Thank you to all who wrote letters and emails, made telephone calls and visited lawmakers. Thank you Governor Brown. Thank you legislators. Praise God!
The proposed 11 percent cut to the Cal Grant has been repealed for the 2015-2016 state budget signed June 16. As California’s higher education financial aid program, Cal Grant makes it possible for thousands of students to attend colleges and universities each year. The cut would have affected grants to students at private institutions only, limiting their ability to choose the education they feel is best for them.
About 40 percent of FPU’s traditional undergraduate students, and many of our bachelor’s degree completion students, receive the Cal Grant, in amounts up to just over $9,000. Though students don’t repay Cal Grants, the money isn’t free: recipients must have a high school GPA of around 3.0, high enough to predict future success, and maintain good grades in college. There are also maximum income levels for families. If the requirements are not met, the application is late or the GPA is not submitted by the high school on time, the grant is not awarded.
The reduction remained in the budget until the last hour. Those in the know said the cut was a done deal. About 10 years ago we suffered such cuts. It cost students—our neediest students—and it cost the university. Somehow we made it through, and the Cal Grant was eventually restored. Even so, the amount hasn’t gone up for many years, while cost to operate the university, and so tuition rates, have continued to rise (for us less than most).
Not everyone lost hope. The Association of Independent California Colleges and Universities (AICCU), to which Fresno Pacific University belongs, led the effort to the repeal of the proposal. Read the AICCU article here.

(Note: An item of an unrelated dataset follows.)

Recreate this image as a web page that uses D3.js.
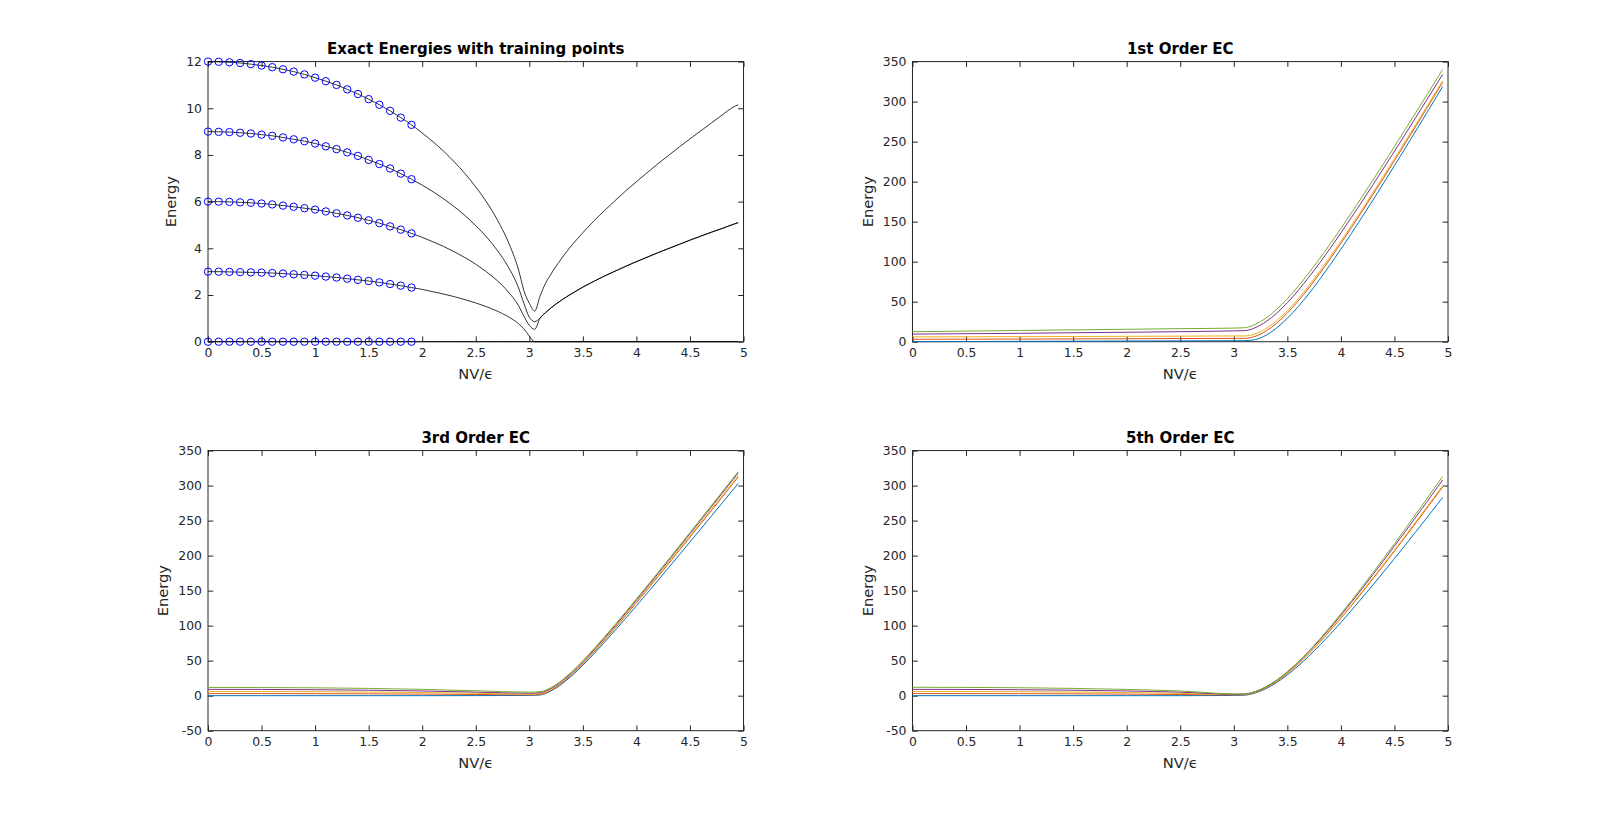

A group of our students called Friday Night Live, led by FPU graduate and former board member Yamilette Rodriguez, organized a letter-writing and social media campaign as well as a press conference with Assembly Member Henry T. Perea in AIMS Hall. They also visited Sacramento and spoke to elected officials and their staffs. By their actions these students demonstrated the benefits educated citizens bring to the state and the value of Cal Grants. Find out more about the event here.
Cal Grants for students at independent institutions are a good deal for taxpayers. It costs the state much less to award Cal Grants to students to use at private colleges or universities than it does to send them to state institutions, where the public pays all the bills. And private institutions, especially non-profits, generally specialize in “student success”—high retention and graduation rates. FPU has the highest four-year graduation rate of any Central Valley college or university, is a Hispanic Serving Institution, with a Hispanic student population of 35 percent, and is one of the top 10 HSIs nationally in graduating Hispanic students.
It is often said that among the great things about California are its public higher education systems. What should be said more often is that among the great things about California are its institutions of private higher education, some of the greatest in the world. This is also true for California’s Christian colleges and universities. Californians have choices in where they can invest themselves, not just in large institutions but in educational communities with distinct missions in scholarship and learning, service and training, spiritual and ethical leadership.
Friday Night Live members prepared badges as part of the press conference. Mine said “private grant, public good.” And this is the point: higher education helps everyone because university graduates bring knowledge to their professions and communities. In its FPU form that education includes the whole student and, as we like to say, empowers leaders and transforms lives.